Any resident concerned there is carbon monoxide in his or her home should always call 911, he added.
"We don't want people second guessing themselves on calling 911 for that; that is an emergency," Deardorff said. "... Best-case scenario, we come out and it's nothing and we go back to the firehouse."
During the colder months, carbon monoxide incidents rise because of clogs in chimneys and and vent pipes, he said.
Deardorff recommends having a licensed professional come in for a check before turning on a furnace.
Heating: Other heating methods, such as fireplaces and space heaters, also pose fire risks.
Heating equipment is involved in one in every seven reported home fires, and one in every five home fire deaths, according to the National Fire Protection Association.
Deardorff said fireplaces should always have a screen protecting logs from rolling out.
All family members and children should be educated on the dangers associated with fireplaces, and taught not to touch the hot glass in front of fireplaces, he added.

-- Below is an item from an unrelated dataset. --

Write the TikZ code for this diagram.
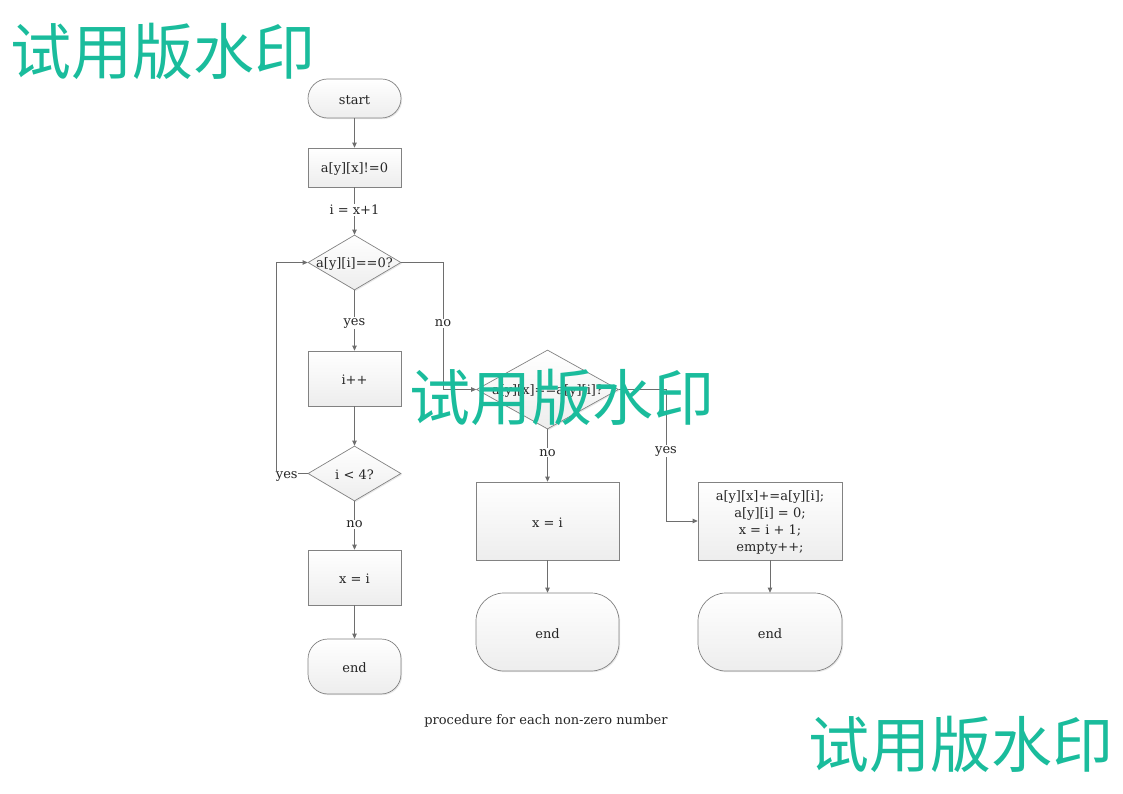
\documentclass[tikz,border=0pt]{standalone}
\usepackage{fontspec}
\setmainfont{DejaVu Serif}
\newfontfamily\cjk{Noto Sans CJK SC}
\usetikzlibrary{shapes.geometric,shadows,arrows.meta,positioning}
\definecolor{wm}{RGB}{26,188,156}
\definecolor{edge}{RGB}{110,110,110}
\definecolor{bord}{RGB}{130,130,130}
\tikzset{
  shape base/.style={draw=bord, line width=0.7pt, top color=white, bottom color=black!7,
    drop shadow={shadow xshift=1.2pt, shadow yshift=-1.2pt, opacity=0.18}, inner sep=0pt},
  procbox/.style={shape base, rectangle, minimum width=93pt},
  termbox/.style={shape base, rectangle, minimum width=93pt},
  decbox/.style={shape base, diamond, inner sep=0pt},
  txt/.style={font=\fontsize{13}{17}\selectfont, text=black!85, align=center, yshift=-1.5pt},
  lbl/.style={font=\fontsize{13}{14}\selectfont, text=black!85, fill=white, inner sep=1pt, yshift=-2.5pt},
  conn/.style={draw=edge, line width=0.8pt, -{Triangle[length=5pt,width=4.5pt]}},
  plain/.style={draw=edge, line width=0.8pt},
  wmark/.style={font=\cjk\fontsize{61}{61}\selectfont, text=wm}
}
\begin{document}
\begin{tikzpicture}[x=1pt,y=-1pt]
\useasboundingbox (0,0) rectangle (1123,794);
% left column
\node[termbox, minimum height=39pt, rounded corners=19.5pt] (start) at (354.5,98.5) {};
\node[txt] (startt) at (start) {start};
\node[procbox, minimum height=39pt] (b1) at (354.5,167.5) {};
\node[txt] (b1t) at (b1) {a[y][x]!=0};
\node[decbox, minimum width=93pt, minimum height=55pt] (d1) at (354.5,262.5) {};
\node[txt] (d1t) at (d1) {a[y][i]==0?};
\node[procbox, minimum height=55pt] (b2) at (354.5,378.5) {};
\node[txt] (b2t) at (b2) {i++};
\node[decbox, minimum width=93pt, minimum height=55pt] (d2) at (354.5,473.5) {};
\node[txt] (d2t) at (d2) {i < 4?};
\node[procbox, minimum height=55pt] (b3) at (354.5,577.5) {};
\node[txt] (b3t) at (b3) {x = i};
\node[termbox, minimum height=55pt, rounded corners=20pt] (e1) at (354.5,666.5) {};
\node[txt] (e1t) at (e1) {end};
% middle
\node[decbox, minimum width=142pt, minimum height=79pt] (d3) at (547.5,389.5) {};
\node[txt] (d3t) at (d3) {a[y][x]==a[y][i]?};
\node[procbox, minimum width=143pt, minimum height=78pt] (b4) at (547.5,521) {};
\node[txt] (b4t) at (b4) {x = i};
\node[termbox, minimum width=143pt, minimum height=78pt, rounded corners=28pt] (e2) at (547.5,632) {};
\node[txt] (e2t) at (e2) {end};
% right
\node[procbox, minimum width=144pt, minimum height=78pt] (b5) at (770,521) {};
\node[txt] (b5t) at (b5) {a[y][x]+=a[y][i];\\a[y][i] = 0;\\x = i + 1;\\empty++;};
\node[termbox, minimum width=144pt, minimum height=78pt, rounded corners=28pt] (e3) at (770,632) {};
\node[txt] (e3t) at (e3) {end};
% coordinates
\coordinate (c1) at (276,473.5);
\coordinate (c2) at (276,262.5);
\coordinate (c3) at (443,262.5);
\coordinate (c4) at (443,389.5);
\coordinate (c5) at (666,389.5);
\coordinate (c6) at (666,521);
% connectors
\draw[conn] (start) -- (b1);
\draw[conn] (b1) -- node[lbl, pos=0.42] (l1) {i = x+1} (d1);
\draw[conn] (d1) -- node[lbl, pos=0.5] (l2) {yes} (b2);
\draw[conn] (b2) -- (d2);
\draw[conn] (d2) -- node[lbl, pos=0.43] (l3) {no} (b3);
\draw[conn] (b3) -- (e1);
\draw[conn] (d2.west) -- node[lbl, pos=0.66, inner sep=0.3pt] (l4) {yes} (c1) -- (c2) -- (d1.west);
\draw[conn] (d1.east) -- (c3) -- node[lbl, pos=0.46] (l5) {no} (c4) -- (d3.west);
\draw[conn] (d3) -- node[lbl, pos=0.4] (l6) {no} (b4);
\draw[conn] (b4) -- (e2);
\draw[conn] (d3.east) -- (c5) -- node[lbl, pos=0.45] (l7) {yes} (c6) -- (b5.west);
\draw[conn] (b5) -- (e3);
% caption
\node[font=\fontsize{13}{14}\selectfont, text=black!85] (cap) at (546,720.5) {procedure for each non-zero number};
% watermarks
\node[wmark] (w1) at (163,51) {试用版水印};
\node[wmark] (w2) at (562,397) {试用版水印};
\node[wmark] (w3) at (961,744) {试用版水印};
\end{tikzpicture}
\end{document}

Space heaters should solely be plugged into the wall, not into extension cords or power strips — which are often not powerful enough, causing them to melt or catch fire, Tobin said.
The National Fire Protection Association recommends only plugging one heat-producing appliance into an electrical outlet at a time.
Space heaters should also be kept away from flammable objects, such as drapery or any furniture that can easily burn, Tobin said.
Anything that can burn should be placed at least three feet from any heat source, according to the National Fire Protection Association.
Cooking: With Thanksgiving and other holiday meals approaching, Deardorff said it's important for residents to remember not to leave any cooking unattended.
Burners should be turned off when not in use, he added.
Thanksgiving also brings an added concern: deep-fried turkeys.
If choosing to deep fry a turkey, it's important to make sure it is not wet or frozen when placed into the hot oil, which can cause a minor explosion, Deardorff said.
Not only can the explosion lead to injury, but depending on where the fryer is located it can lead to a house fire, he said.
"If you have a deep fryer on a wood deck, you obviously run a risk of it catching fire and extending to the house," he said.
Christmas lights: Christmas lights are another issue. Before putting up decorative lights, the cords and wires should be checked, Tobin said.
"Sometimes we use lights over and over again," he said. "Things do go bad; you want to be really cautious of what you're using."
The public should also be wary of where lights are being placed, Deardorff said.
Extension cords shouldn't be placed over long distances underneath carpeting, he said.
"Just basic electronic safety when it comes to the holiday season," Deardorff said. "We want everyone to enjoy the holiday season and spend time with their families, but we also want everyone to be safe."